Material for this task —
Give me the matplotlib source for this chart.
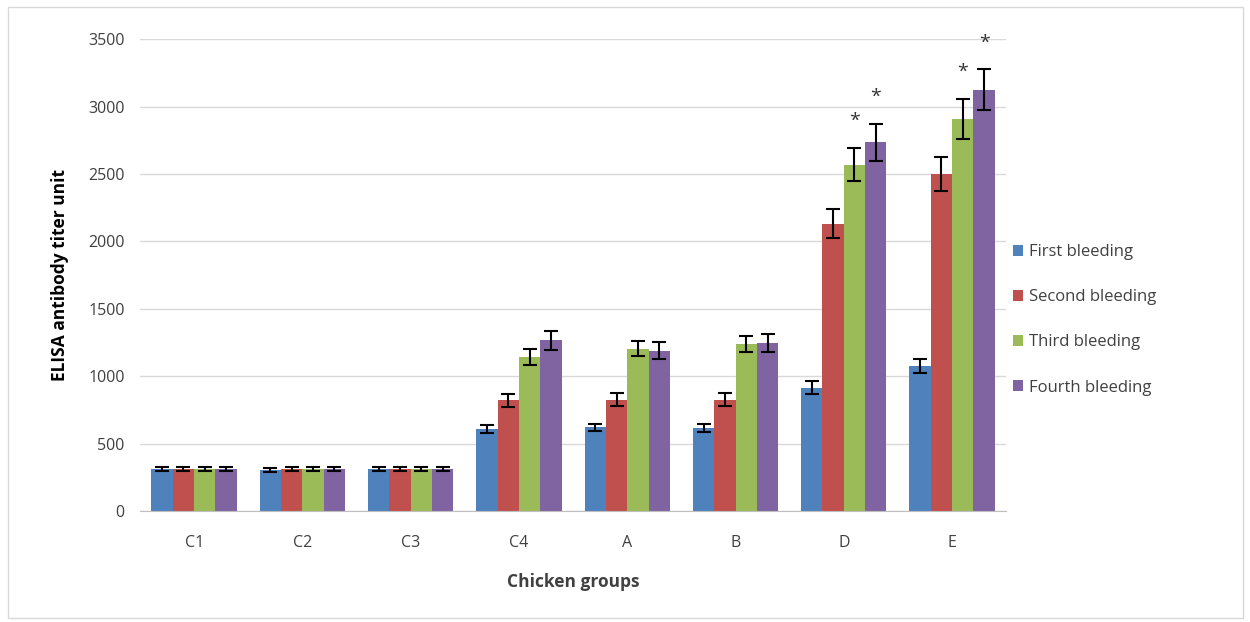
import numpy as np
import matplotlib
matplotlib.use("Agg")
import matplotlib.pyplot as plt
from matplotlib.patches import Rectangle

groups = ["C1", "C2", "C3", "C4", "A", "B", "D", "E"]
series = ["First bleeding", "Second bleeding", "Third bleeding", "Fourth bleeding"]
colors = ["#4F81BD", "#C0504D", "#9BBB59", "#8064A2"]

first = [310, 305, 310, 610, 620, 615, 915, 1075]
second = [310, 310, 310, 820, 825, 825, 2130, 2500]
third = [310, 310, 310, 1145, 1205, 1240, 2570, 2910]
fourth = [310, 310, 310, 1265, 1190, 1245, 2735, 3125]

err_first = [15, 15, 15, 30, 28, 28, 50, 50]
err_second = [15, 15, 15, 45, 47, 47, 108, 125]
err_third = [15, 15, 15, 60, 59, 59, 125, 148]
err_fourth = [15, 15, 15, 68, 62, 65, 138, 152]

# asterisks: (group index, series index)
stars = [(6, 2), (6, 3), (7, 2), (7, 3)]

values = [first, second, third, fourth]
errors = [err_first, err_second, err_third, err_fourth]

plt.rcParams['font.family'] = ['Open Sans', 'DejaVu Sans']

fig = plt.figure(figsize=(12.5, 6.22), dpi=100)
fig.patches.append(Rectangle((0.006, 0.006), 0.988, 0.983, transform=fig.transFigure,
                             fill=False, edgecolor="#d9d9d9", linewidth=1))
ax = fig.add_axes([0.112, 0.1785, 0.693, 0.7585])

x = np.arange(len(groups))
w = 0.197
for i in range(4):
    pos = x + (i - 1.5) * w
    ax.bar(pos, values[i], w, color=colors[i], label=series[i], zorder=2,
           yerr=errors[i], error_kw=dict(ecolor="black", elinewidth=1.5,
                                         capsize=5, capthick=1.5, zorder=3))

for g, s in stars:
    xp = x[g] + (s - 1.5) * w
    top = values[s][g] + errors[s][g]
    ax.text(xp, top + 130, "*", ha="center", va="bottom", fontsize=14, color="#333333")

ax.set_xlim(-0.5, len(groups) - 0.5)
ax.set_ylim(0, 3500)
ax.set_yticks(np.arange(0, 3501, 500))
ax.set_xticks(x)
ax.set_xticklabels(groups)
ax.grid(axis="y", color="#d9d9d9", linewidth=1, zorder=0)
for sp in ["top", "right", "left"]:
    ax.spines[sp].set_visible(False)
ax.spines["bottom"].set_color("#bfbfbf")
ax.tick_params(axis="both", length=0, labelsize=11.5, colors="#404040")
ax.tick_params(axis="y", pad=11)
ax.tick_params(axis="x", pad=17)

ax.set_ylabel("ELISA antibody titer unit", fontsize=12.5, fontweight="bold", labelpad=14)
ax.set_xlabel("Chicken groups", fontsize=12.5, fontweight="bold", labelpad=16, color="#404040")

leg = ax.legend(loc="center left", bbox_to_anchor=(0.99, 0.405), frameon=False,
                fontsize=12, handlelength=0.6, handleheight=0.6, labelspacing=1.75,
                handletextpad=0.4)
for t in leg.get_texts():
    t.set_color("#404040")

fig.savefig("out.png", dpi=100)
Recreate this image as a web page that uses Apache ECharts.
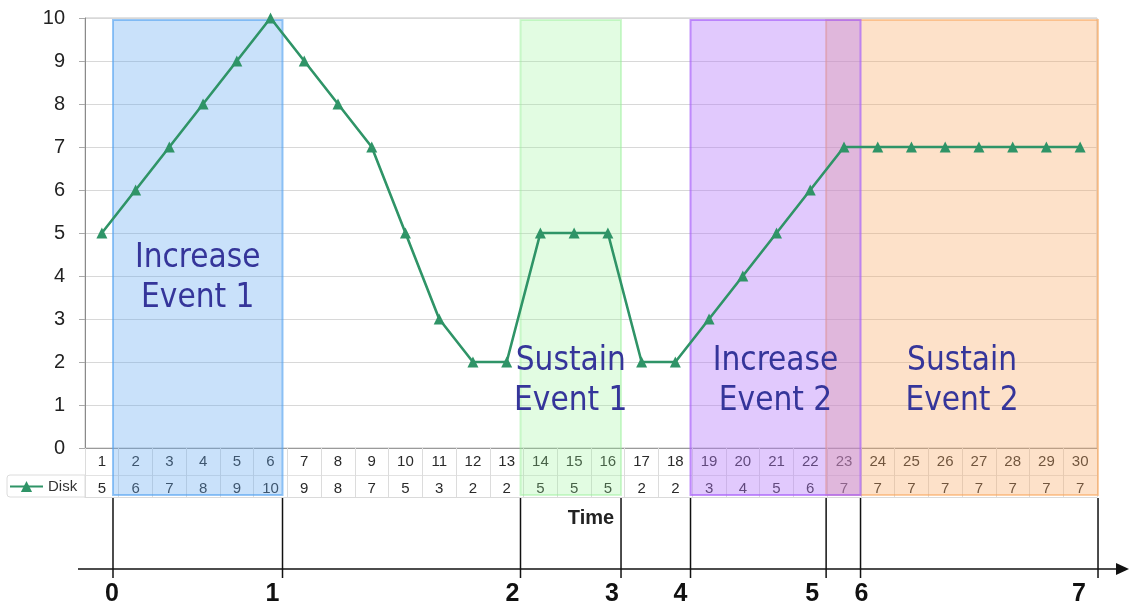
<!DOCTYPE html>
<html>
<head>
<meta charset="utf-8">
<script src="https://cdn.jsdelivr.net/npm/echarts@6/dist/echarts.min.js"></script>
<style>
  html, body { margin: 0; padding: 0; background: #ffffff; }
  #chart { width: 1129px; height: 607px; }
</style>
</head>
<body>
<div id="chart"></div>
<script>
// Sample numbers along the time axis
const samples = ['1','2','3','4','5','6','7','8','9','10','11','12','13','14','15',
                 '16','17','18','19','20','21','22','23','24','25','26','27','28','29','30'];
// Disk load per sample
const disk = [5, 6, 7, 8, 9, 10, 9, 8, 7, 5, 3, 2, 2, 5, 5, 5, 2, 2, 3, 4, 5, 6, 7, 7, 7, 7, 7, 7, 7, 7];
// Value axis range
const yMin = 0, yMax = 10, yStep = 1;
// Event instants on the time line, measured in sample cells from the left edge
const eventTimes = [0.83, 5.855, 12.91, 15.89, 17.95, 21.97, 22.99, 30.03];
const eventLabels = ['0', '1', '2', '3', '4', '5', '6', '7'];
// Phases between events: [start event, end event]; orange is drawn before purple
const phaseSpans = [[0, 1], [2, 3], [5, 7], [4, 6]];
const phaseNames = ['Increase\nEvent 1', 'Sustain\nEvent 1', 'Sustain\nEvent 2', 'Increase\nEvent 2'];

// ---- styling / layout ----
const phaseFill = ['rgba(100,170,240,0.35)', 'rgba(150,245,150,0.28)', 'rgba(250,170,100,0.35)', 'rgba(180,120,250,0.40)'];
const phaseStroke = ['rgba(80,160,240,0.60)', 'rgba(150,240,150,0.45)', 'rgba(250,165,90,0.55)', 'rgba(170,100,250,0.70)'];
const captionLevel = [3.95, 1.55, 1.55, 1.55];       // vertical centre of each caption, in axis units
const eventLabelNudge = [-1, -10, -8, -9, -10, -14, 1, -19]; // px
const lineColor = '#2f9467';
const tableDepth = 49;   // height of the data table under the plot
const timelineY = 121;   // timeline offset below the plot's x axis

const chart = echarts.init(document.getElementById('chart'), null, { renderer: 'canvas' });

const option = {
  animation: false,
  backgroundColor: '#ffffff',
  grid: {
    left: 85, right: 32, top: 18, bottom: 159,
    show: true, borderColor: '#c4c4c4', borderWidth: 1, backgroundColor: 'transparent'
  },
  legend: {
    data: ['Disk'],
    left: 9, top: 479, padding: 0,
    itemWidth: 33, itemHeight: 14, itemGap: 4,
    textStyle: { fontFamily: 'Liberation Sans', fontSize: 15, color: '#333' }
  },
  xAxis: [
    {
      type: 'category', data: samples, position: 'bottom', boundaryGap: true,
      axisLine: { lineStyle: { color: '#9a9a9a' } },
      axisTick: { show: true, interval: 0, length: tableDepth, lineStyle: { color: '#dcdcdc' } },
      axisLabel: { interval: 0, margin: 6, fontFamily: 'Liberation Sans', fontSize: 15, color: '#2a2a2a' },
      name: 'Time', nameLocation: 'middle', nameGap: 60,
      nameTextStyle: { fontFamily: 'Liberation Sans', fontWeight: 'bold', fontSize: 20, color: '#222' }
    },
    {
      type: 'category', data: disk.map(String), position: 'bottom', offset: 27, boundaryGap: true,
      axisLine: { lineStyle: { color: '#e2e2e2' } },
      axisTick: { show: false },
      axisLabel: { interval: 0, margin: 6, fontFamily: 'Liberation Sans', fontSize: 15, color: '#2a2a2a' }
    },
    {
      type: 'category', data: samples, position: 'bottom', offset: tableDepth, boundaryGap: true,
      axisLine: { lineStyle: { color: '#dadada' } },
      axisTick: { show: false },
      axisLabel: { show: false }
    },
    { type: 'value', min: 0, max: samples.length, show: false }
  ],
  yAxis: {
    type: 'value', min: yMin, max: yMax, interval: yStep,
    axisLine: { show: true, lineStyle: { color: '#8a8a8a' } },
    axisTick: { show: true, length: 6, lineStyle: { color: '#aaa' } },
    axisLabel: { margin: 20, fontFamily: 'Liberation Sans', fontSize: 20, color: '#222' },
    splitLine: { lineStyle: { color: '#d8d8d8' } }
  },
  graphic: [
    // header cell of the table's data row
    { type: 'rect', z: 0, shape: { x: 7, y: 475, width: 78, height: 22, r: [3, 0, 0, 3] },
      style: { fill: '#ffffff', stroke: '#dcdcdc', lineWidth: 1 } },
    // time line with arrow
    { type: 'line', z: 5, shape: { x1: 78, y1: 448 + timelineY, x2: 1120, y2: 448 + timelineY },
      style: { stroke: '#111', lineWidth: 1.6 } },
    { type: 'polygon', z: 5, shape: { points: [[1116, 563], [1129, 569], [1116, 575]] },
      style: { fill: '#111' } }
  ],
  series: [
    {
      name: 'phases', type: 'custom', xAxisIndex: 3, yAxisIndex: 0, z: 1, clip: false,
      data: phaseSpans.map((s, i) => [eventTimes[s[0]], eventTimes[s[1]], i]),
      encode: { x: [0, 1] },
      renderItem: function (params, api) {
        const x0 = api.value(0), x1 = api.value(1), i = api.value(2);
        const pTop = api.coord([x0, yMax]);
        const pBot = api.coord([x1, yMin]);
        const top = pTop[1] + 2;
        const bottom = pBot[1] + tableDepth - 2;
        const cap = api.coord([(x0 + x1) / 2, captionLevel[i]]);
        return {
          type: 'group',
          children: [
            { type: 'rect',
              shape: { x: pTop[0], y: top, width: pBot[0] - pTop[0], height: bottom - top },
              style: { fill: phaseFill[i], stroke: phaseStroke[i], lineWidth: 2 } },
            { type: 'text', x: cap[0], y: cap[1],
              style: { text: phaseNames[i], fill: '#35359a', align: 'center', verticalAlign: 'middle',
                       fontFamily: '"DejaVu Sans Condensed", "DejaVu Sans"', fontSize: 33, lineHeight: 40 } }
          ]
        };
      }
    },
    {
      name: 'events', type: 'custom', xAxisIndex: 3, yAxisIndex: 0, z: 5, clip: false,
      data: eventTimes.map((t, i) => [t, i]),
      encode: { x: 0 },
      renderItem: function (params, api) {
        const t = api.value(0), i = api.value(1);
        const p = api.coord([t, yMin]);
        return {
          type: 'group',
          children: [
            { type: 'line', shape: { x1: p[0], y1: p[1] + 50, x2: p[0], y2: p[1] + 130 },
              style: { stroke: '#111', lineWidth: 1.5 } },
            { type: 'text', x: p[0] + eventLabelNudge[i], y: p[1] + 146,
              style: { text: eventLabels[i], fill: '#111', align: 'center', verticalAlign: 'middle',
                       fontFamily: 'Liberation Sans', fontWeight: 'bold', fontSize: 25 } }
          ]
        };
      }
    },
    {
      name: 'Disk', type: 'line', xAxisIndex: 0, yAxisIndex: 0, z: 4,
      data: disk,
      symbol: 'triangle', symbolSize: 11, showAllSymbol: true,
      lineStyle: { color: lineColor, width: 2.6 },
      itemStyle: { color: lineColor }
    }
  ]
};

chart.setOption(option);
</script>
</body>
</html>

Task brief — Start at the line with "Recreate this image", stop at the line with "const phaseNames = ['Increase\nEvent", both lines included, and repeat that span exactly without its pictures.

Result of the task —
Recreate this image as a web page that uses Apache ECharts.
<!DOCTYPE html>
<html>
<head>
<meta charset="utf-8">
<script src="https://cdn.jsdelivr.net/npm/echarts@6/dist/echarts.min.js"></script>
<style>
  html, body { margin: 0; padding: 0; background: #ffffff; }
  #chart { width: 1129px; height: 607px; }
</style>
</head>
<body>
<div id="chart"></div>
<script>
// Sample numbers along the time axis
const samples = ['1','2','3','4','5','6','7','8','9','10','11','12','13','14','15',
                 '16','17','18','19','20','21','22','23','24','25','26','27','28','29','30'];
// Disk load per sample
const disk = [5, 6, 7, 8, 9, 10, 9, 8, 7, 5, 3, 2, 2, 5, 5, 5, 2, 2, 3, 4, 5, 6, 7, 7, 7, 7, 7, 7, 7, 7];
// Value axis range
const yMin = 0, yMax = 10, yStep = 1;
// Event instants on the time line, measured in sample cells from the left edge
const eventTimes = [0.83, 5.855, 12.91, 15.89, 17.95, 21.97, 22.99, 30.03];
const eventLabels = ['0', '1', '2', '3', '4', '5', '6', '7'];
// Phases between events: [start event, end event]; orange is drawn before purple
const phaseSpans = [[0, 1], [2, 3], [5, 7], [4, 6]];
const phaseNames = ['Increase\nEvent 1', 'Sustain\nEvent 1', 'Sustain\nEvent 2', 'Increase\nEvent 2'];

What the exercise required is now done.